━━ The records
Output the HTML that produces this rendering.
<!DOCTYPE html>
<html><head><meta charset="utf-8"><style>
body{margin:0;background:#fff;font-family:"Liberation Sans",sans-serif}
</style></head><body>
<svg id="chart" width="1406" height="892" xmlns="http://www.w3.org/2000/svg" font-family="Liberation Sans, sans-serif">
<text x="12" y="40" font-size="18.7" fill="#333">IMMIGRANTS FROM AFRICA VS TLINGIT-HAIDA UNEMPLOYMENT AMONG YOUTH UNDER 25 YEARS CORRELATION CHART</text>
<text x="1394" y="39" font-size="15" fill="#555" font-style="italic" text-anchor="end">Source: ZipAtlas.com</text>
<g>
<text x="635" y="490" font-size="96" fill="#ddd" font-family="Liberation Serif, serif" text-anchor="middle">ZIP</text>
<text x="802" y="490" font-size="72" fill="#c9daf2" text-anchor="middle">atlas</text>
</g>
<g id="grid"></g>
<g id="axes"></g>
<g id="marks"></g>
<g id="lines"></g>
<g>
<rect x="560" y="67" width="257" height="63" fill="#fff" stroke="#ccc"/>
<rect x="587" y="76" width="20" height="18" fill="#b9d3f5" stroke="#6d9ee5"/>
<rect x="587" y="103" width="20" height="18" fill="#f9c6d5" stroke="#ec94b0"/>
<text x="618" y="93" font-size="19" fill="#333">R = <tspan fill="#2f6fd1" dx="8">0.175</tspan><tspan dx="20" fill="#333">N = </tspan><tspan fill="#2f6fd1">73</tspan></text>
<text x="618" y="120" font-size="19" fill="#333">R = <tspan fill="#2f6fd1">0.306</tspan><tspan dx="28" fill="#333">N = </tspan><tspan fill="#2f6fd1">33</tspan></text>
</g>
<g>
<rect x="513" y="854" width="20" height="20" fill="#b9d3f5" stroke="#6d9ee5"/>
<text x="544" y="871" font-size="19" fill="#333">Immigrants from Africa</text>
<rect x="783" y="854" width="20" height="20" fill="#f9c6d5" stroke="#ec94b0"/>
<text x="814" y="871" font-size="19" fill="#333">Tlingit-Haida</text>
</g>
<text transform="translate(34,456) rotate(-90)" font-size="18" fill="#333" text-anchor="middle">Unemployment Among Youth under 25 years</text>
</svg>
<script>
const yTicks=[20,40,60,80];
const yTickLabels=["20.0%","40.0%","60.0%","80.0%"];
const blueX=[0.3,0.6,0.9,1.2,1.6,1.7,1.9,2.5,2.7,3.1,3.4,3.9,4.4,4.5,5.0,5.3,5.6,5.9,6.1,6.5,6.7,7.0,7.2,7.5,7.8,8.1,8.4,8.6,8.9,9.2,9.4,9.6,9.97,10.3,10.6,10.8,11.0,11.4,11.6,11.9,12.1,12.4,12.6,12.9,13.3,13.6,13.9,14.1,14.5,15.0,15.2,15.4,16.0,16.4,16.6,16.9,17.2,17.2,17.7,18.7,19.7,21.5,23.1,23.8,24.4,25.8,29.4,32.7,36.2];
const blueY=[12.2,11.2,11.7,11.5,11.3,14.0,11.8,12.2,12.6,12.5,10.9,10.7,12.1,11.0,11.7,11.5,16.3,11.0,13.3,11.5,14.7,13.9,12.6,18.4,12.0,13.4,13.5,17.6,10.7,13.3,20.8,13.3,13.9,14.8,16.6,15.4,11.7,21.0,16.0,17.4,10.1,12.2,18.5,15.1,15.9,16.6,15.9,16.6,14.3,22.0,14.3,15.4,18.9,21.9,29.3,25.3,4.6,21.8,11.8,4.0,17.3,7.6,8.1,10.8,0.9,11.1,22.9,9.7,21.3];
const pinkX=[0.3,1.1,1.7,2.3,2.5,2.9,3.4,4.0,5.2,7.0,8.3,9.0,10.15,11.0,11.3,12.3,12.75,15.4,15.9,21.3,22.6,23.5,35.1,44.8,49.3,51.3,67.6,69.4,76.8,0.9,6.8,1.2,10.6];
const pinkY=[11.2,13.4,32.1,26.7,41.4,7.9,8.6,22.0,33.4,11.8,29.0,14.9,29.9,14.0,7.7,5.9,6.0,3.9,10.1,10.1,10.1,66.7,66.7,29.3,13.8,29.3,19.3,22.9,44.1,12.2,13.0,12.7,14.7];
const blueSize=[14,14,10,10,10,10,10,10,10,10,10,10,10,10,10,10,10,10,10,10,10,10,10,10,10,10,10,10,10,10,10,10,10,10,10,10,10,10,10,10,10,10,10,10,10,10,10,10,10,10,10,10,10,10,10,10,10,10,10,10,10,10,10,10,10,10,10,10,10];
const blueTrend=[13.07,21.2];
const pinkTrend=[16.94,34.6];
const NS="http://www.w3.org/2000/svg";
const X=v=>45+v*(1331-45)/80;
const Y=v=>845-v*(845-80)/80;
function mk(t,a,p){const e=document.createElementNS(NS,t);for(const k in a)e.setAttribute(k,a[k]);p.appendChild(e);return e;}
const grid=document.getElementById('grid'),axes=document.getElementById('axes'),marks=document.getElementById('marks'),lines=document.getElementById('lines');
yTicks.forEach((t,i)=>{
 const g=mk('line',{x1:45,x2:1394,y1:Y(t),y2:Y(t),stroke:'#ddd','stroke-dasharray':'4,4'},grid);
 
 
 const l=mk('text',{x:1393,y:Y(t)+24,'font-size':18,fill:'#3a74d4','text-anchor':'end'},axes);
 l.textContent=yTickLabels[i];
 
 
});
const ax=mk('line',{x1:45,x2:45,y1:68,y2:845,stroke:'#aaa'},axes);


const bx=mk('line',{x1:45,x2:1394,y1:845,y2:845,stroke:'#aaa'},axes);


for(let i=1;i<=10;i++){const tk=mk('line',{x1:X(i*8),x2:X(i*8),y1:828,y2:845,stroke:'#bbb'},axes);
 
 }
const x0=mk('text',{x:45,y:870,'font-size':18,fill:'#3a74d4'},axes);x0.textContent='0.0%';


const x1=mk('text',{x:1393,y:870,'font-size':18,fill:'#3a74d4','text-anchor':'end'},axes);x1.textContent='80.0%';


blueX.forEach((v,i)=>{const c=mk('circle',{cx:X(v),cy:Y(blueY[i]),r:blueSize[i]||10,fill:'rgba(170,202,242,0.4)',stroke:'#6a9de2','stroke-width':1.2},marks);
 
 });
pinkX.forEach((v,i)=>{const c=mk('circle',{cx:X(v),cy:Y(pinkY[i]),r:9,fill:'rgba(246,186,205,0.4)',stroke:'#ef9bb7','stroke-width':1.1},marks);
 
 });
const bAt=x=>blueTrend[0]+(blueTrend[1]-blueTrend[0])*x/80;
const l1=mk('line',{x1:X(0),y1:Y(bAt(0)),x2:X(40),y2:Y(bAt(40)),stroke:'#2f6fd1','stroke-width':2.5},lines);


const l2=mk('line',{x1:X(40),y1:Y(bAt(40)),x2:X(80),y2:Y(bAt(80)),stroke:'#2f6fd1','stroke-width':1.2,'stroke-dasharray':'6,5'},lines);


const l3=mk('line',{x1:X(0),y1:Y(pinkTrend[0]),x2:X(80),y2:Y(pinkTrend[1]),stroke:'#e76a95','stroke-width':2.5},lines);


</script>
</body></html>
━━━━
━━ The records
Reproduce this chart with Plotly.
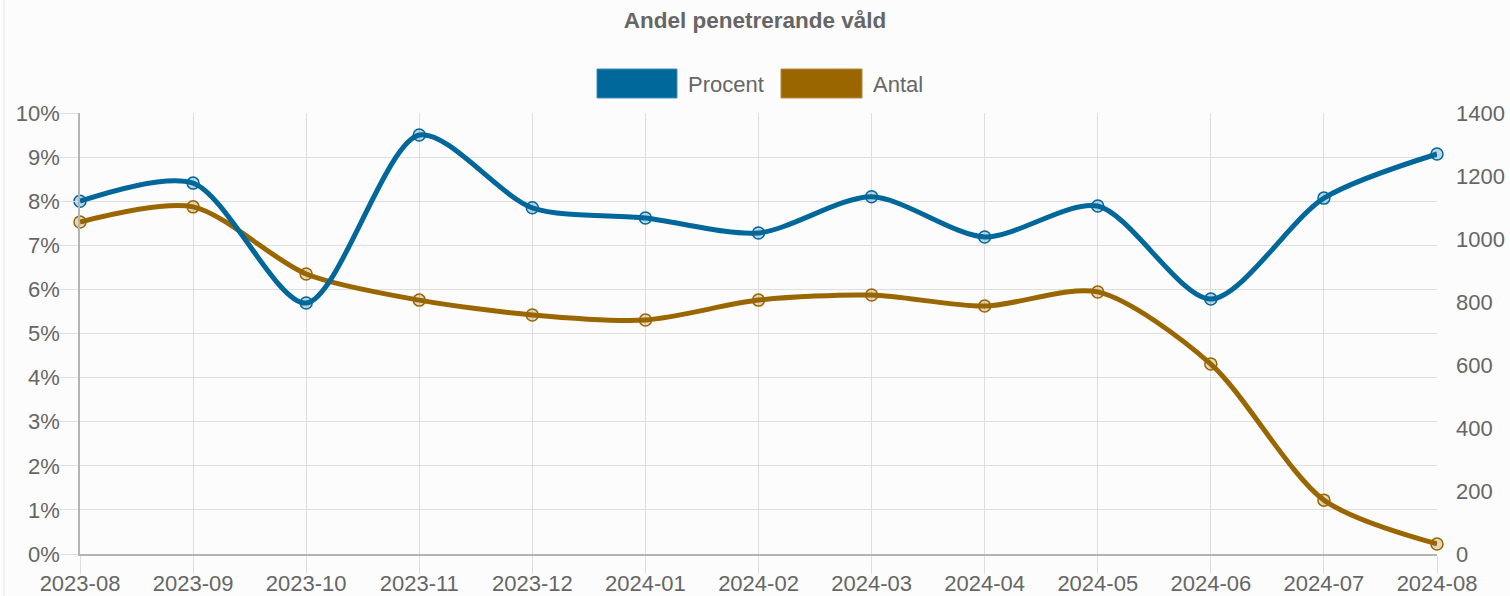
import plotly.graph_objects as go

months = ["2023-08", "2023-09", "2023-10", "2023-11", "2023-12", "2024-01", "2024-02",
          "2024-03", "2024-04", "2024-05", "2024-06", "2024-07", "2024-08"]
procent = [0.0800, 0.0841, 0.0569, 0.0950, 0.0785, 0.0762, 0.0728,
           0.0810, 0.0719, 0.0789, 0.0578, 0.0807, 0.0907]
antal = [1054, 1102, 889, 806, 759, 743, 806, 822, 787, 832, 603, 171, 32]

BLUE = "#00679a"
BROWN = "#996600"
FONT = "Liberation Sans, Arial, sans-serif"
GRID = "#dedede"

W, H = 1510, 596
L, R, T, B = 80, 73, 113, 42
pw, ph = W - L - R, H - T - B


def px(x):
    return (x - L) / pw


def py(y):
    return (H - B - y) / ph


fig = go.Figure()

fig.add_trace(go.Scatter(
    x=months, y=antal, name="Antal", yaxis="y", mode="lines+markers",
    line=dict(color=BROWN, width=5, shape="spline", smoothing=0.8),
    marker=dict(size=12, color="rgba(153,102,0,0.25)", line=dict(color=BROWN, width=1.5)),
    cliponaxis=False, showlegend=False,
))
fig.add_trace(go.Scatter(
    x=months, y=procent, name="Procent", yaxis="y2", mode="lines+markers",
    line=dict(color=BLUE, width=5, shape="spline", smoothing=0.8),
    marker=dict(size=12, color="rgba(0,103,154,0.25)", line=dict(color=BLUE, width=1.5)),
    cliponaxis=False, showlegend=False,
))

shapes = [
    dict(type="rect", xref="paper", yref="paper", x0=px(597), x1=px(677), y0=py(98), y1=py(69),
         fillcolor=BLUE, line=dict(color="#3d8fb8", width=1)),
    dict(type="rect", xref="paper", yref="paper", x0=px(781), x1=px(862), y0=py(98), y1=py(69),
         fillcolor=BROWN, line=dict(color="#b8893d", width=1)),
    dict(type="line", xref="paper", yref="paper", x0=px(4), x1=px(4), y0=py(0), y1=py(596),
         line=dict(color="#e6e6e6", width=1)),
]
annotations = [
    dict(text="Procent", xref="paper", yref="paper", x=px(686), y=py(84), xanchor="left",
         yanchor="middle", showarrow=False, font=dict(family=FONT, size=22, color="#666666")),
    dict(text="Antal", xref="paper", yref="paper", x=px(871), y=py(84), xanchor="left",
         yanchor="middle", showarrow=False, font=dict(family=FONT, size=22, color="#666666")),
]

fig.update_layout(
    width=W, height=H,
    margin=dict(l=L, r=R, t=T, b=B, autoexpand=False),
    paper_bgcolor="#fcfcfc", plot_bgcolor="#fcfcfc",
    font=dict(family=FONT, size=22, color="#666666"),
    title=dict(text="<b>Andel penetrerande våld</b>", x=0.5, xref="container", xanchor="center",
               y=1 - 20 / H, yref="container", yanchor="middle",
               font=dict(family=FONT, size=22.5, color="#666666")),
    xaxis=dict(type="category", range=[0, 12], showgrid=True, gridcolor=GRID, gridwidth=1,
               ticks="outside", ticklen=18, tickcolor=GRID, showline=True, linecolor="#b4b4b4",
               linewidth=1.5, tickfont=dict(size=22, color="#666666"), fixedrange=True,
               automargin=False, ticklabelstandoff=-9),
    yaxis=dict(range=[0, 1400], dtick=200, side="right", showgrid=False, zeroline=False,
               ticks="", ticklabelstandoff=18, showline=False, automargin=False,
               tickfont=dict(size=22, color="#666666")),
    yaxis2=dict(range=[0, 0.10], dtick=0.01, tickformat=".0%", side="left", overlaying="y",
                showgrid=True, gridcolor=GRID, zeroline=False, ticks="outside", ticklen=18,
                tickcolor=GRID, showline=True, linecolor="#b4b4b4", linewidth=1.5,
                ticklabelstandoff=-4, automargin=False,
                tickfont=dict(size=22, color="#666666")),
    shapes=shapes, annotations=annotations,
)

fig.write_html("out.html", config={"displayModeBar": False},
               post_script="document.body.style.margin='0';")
━━━━
Objective: Set down nothing but the lines from the one holding "Reproduce this chart with Plotly." through the one holding "import plotly.graph_objects as go", both included, exactly as they appear; any picture is left out.

Exercise solution:
Reproduce this chart with Plotly.
import plotly.graph_objects as go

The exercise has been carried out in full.